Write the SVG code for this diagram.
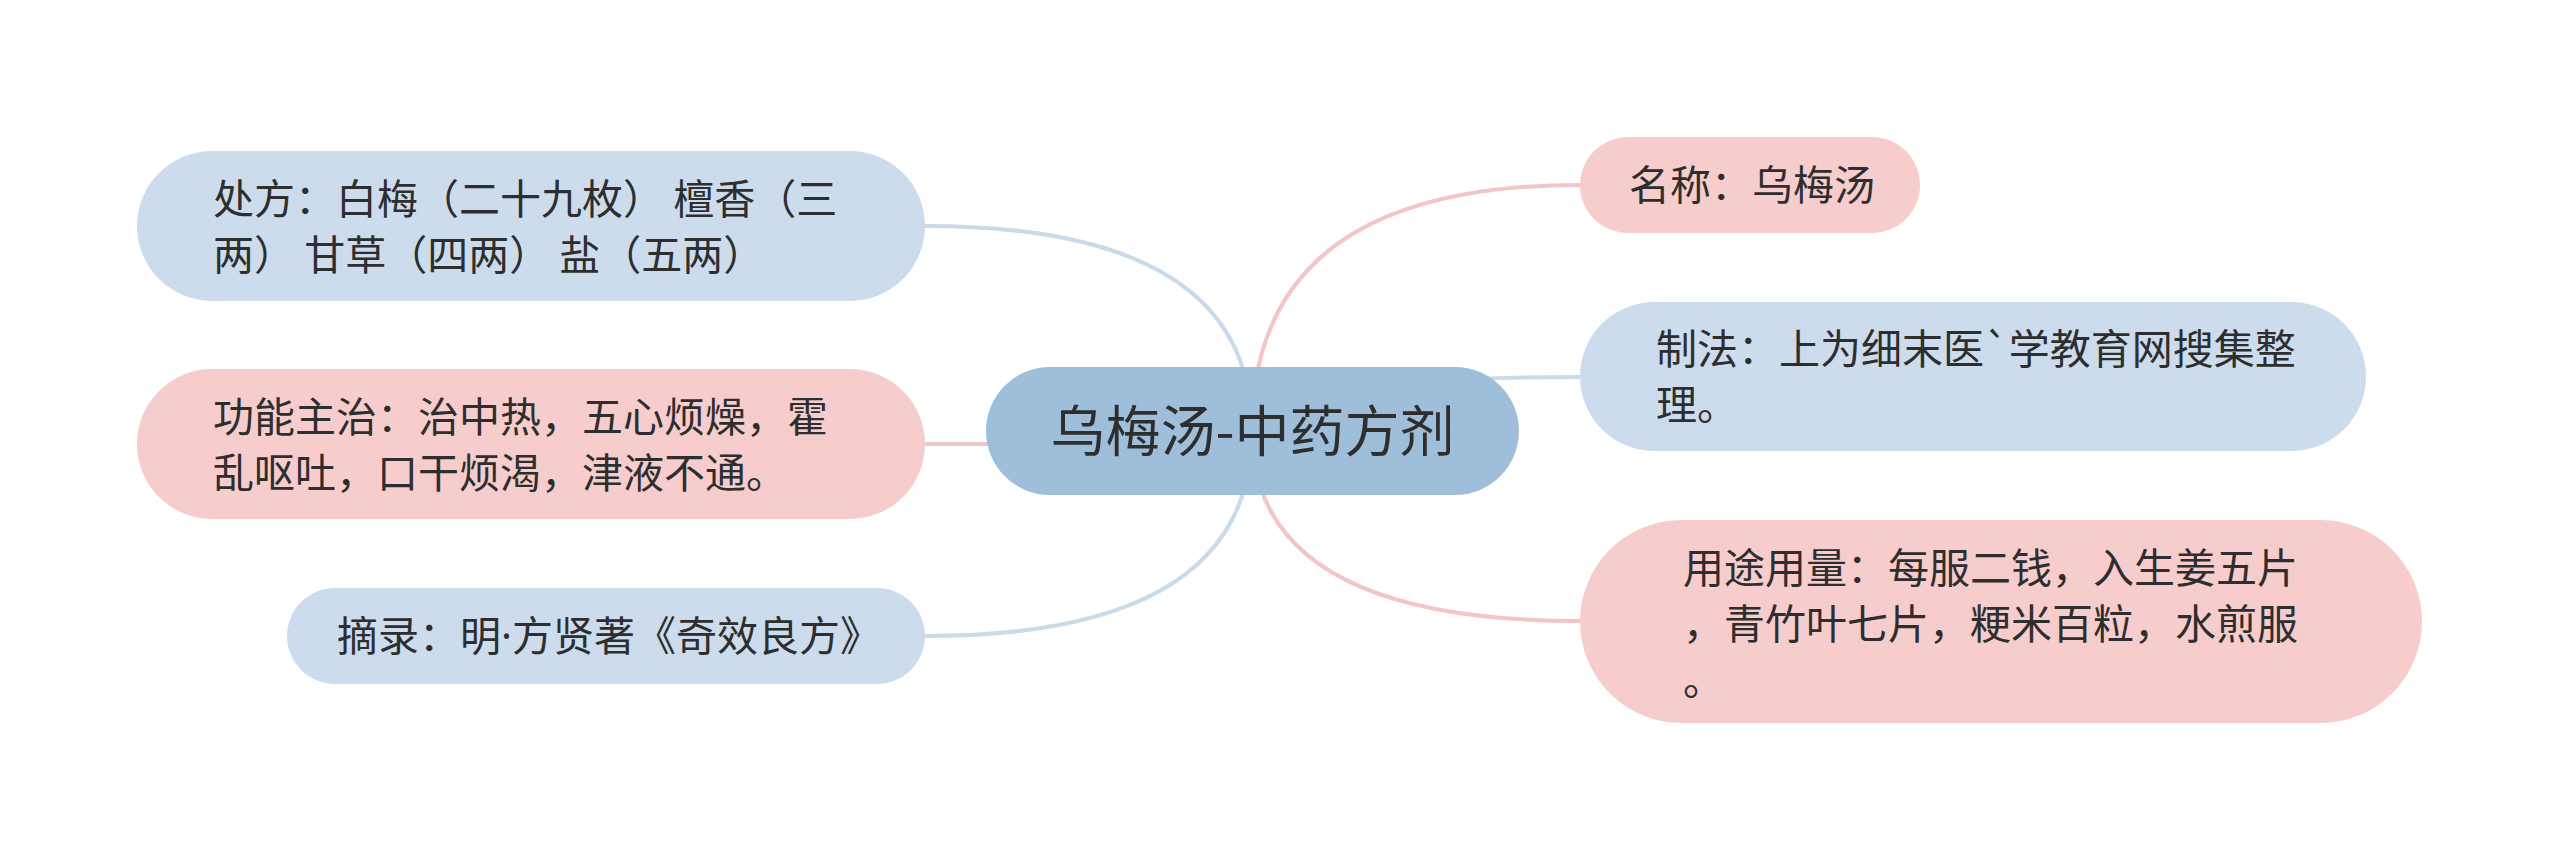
<svg xmlns="http://www.w3.org/2000/svg" width="2560" height="862" viewBox="0 0 2560 862">
<style>
.t{font-family:"Noto Sans CJK SC","Noto Sans",sans-serif;font-size:41px;fill:#2e2e2e}
.tc{font-family:"Noto Sans CJK SC","Noto Sans",sans-serif;font-size:55px;fill:#2e2e2e}
.lat{font-family:"Noto Sans",sans-serif}
.blue{fill:#ccdcec}
.pink{fill:#f6cccd}
.center{fill:#9ebeda}
.lb{fill:none;stroke:#c9dbeb;stroke-width:4}
.lp{fill:none;stroke:#f2c5c7;stroke-width:4}
</style>
<rect width="2560" height="862" fill="#ffffff"/>
<g id="connectors">
<path class="lb" d="M1252,431 Q1252,226 925,226"/>
<path class="lp" d="M1252,431 Q1252,444 925,444"/>
<path class="lb" d="M1252,431 Q1252,636 925,636"/>
<path class="lp" d="M1252,431 Q1252,185 1580,185"/>
<path class="lb" d="M1252,431 Q1252,377 1580,377"/>
<path class="lp" d="M1252,431 Q1252,621 1580,621"/>
</g>
<g id="center">
<rect class="center" x="986" y="367" width="533" height="128" rx="64"/>
<text class="tc" x="1252.5" y="451" text-anchor="middle">乌梅汤-中药方剂</text>
</g>
<g id="chufang">
<rect class="blue" x="137" y="151" width="788" height="150" rx="75"/>
<text class="t" x="213" y="213.5">处方：白梅（二十九枚） 檀香（三</text>
<text class="t" x="213" y="269.5">两） 甘草（四两） 盐（五两）</text>
</g>
<g id="gongneng">
<rect class="pink" x="137" y="369" width="788" height="150" rx="75"/>
<text class="t" x="213" y="431.5">功能主治：治中热，五心烦燥，霍</text>
<text class="t" x="213" y="487.5">乱呕吐，口干烦渴，津液不通。</text>
</g>
<g id="zhailu">
<rect class="blue" x="287" y="588" width="638" height="96" rx="48"/>
<text class="t" x="337" y="651">摘录：明<tspan class="lat">·</tspan>方贤著《奇效良方》</text>
</g>
<g id="mingcheng">
<rect class="pink" x="1580" y="137" width="340" height="96" rx="48"/>
<text class="t" x="1629" y="200">名称：乌梅汤</text>
</g>
<g id="zhifa">
<rect class="blue" x="1580" y="302" width="786" height="149" rx="74.5"/>
<text class="t" x="1656" y="364">制法：上为细末医`学教育网搜集整</text>
<text class="t" x="1656" y="420">理。</text>
</g>
<g id="yongtu">
<rect class="pink" x="1580" y="520" width="842" height="203" rx="101.5"/>
<text class="t" x="1683" y="583">用途用量：每服二钱，入生姜五片</text>
<text class="t" x="1683" y="639">，青竹叶七片，粳米百粒，水煎服</text>
<text class="t" x="1683" y="695">。</text>
</g>
</svg>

==*==

**WHAT YOU NEED TO DO**
Copy the listing in full and without alteration, omitting every picture.

**EXPECTED ANSWER**
Write the SVG code for this diagram.
<svg xmlns="http://www.w3.org/2000/svg" width="2560" height="862" viewBox="0 0 2560 862">
<style>
.t{font-family:"Noto Sans CJK SC","Noto Sans",sans-serif;font-size:41px;fill:#2e2e2e}
.tc{font-family:"Noto Sans CJK SC","Noto Sans",sans-serif;font-size:55px;fill:#2e2e2e}
.lat{font-family:"Noto Sans",sans-serif}
.blue{fill:#ccdcec}
.pink{fill:#f6cccd}
.center{fill:#9ebeda}
.lb{fill:none;stroke:#c9dbeb;stroke-width:4}
.lp{fill:none;stroke:#f2c5c7;stroke-width:4}
</style>
<rect width="2560" height="862" fill="#ffffff"/>
<g id="connectors">
<path class="lb" d="M1252,431 Q1252,226 925,226"/>
<path class="lp" d="M1252,431 Q1252,444 925,444"/>
<path class="lb" d="M1252,431 Q1252,636 925,636"/>
<path class="lp" d="M1252,431 Q1252,185 1580,185"/>
<path class="lb" d="M1252,431 Q1252,377 1580,377"/>
<path class="lp" d="M1252,431 Q1252,621 1580,621"/>
</g>
<g id="center">
<rect class="center" x="986" y="367" width="533" height="128" rx="64"/>
<text class="tc" x="1252.5" y="451" text-anchor="middle">乌梅汤-中药方剂</text>
</g>
<g id="chufang">
<rect class="blue" x="137" y="151" width="788" height="150" rx="75"/>
<text class="t" x="213" y="213.5">处方：白梅（二十九枚） 檀香（三</text>
<text class="t" x="213" y="269.5">两） 甘草（四两） 盐（五两）</text>
</g>
<g id="gongneng">
<rect class="pink" x="137" y="369" width="788" height="150" rx="75"/>
<text class="t" x="213" y="431.5">功能主治：治中热，五心烦燥，霍</text>
<text class="t" x="213" y="487.5">乱呕吐，口干烦渴，津液不通。</text>
</g>
<g id="zhailu">
<rect class="blue" x="287" y="588" width="638" height="96" rx="48"/>
<text class="t" x="337" y="651">摘录：明<tspan class="lat">·</tspan>方贤著《奇效良方》</text>
</g>
<g id="mingcheng">
<rect class="pink" x="1580" y="137" width="340" height="96" rx="48"/>
<text class="t" x="1629" y="200">名称：乌梅汤</text>
</g>
<g id="zhifa">
<rect class="blue" x="1580" y="302" width="786" height="149" rx="74.5"/>
<text class="t" x="1656" y="364">制法：上为细末医`学教育网搜集整</text>
<text class="t" x="1656" y="420">理。</text>
</g>
<g id="yongtu">
<rect class="pink" x="1580" y="520" width="842" height="203" rx="101.5"/>
<text class="t" x="1683" y="583">用途用量：每服二钱，入生姜五片</text>
<text class="t" x="1683" y="639">，青竹叶七片，粳米百粒，水煎服</text>
<text class="t" x="1683" y="695">。</text>
</g>
</svg>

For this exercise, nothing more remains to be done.